You’re right that they tend to be social conservatives on most issues…provided the issue can be justified with any argument other than “The Bible says…”. They’re willing to accept arguments like, “It’s always been this way, and it works to my advantage, so it must be the natural order of things.” So casual racism and sexism are fine, but creationism isn’t.
I knew a US Libertarian who was a fundamentalist Christian – a born-again, no less.
Doesn’t Vox Day call himself a “Christian Libertarian”, or didn’t he use to? As I recall, he did…and his opinionations sounded identical to those of any Nazi propagandist.
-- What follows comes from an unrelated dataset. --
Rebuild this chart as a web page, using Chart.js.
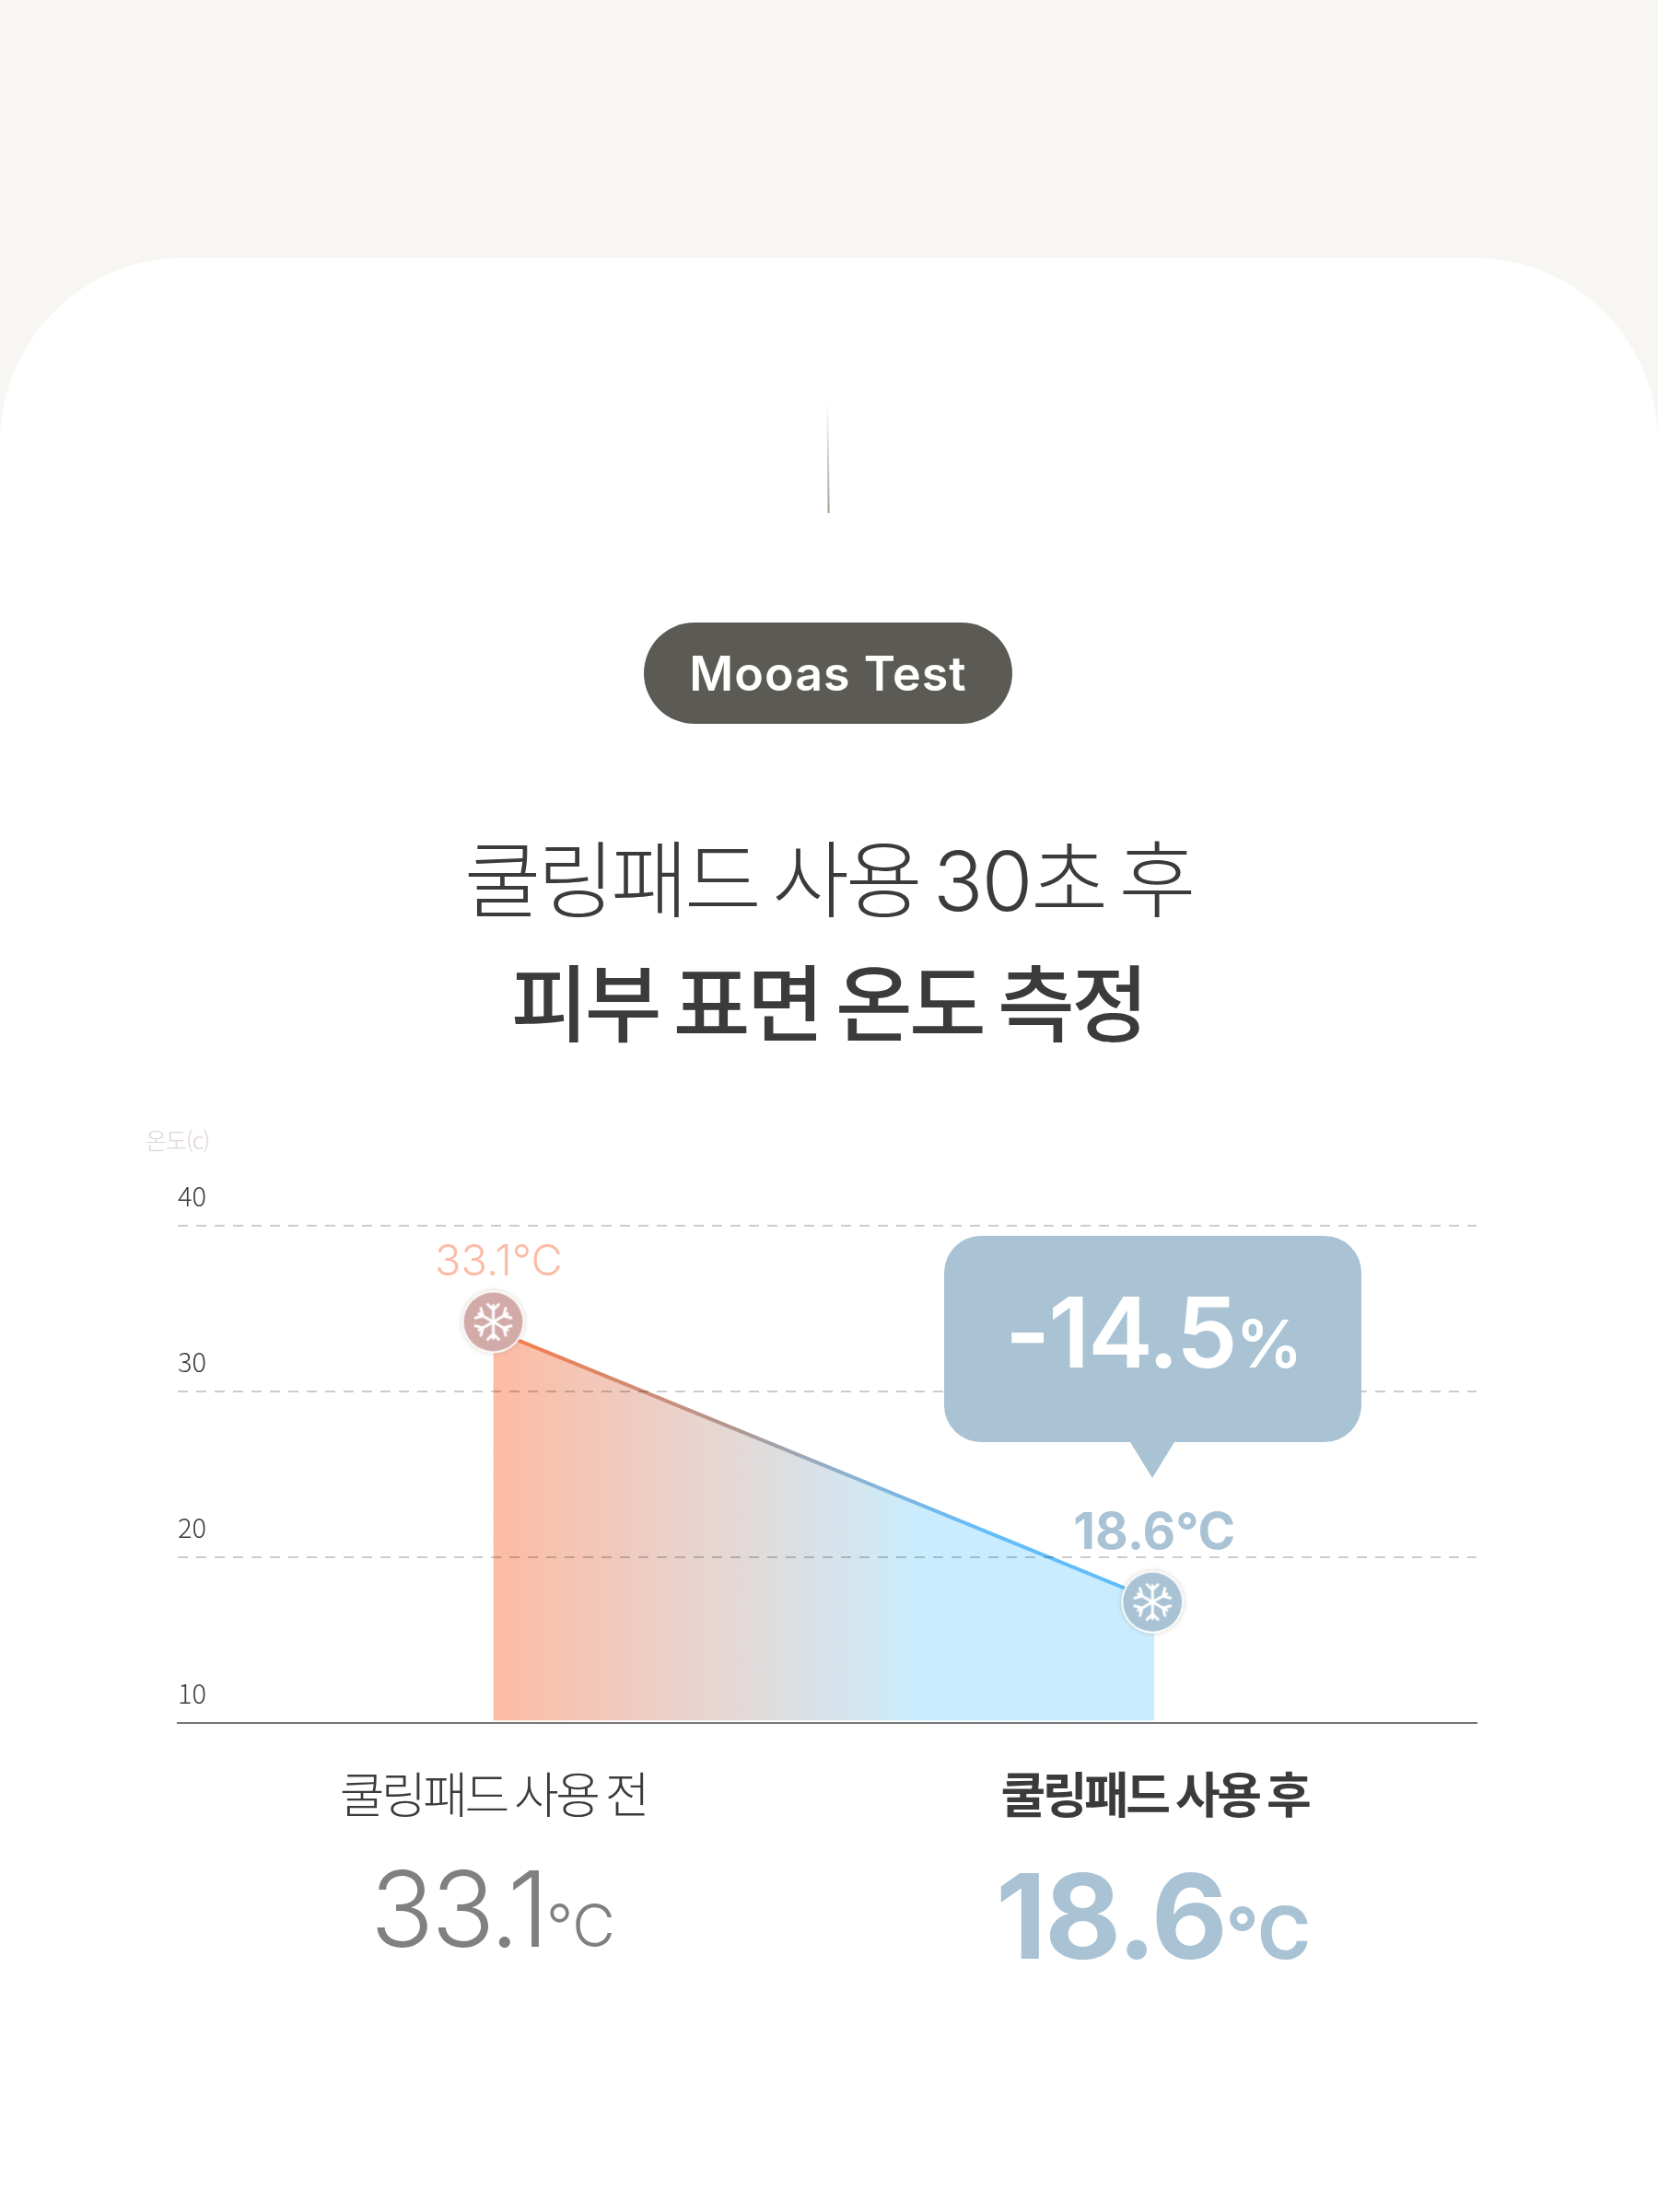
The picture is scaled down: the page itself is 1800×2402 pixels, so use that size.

Yeah, I’ve met plenty of self-declared “libertarians” on the net who were basically Christian fundies. I guess the difference is that standard conservative doesn’t like government, while the “libertarian” drones on all the time about privatizing the entire government could really work (hint: it wouldn’t).
My only familiarity with the term was in the 70s. It was more or less the wholly owned property of hippies and anarchists and some other leftie loonies. Against restrictions on drugs and on sexual behaviour – and very little more than that for the most part.
And Chile is an excellent case in point…and by “excellent” I mean it’s a failed state in every respect but the media won’t report it as such, because that would indict the CIA, the Chicago Boys, and Uncle Miltie Friedman. And also because that would make its alleged “return to democracy” look perilously like a sham.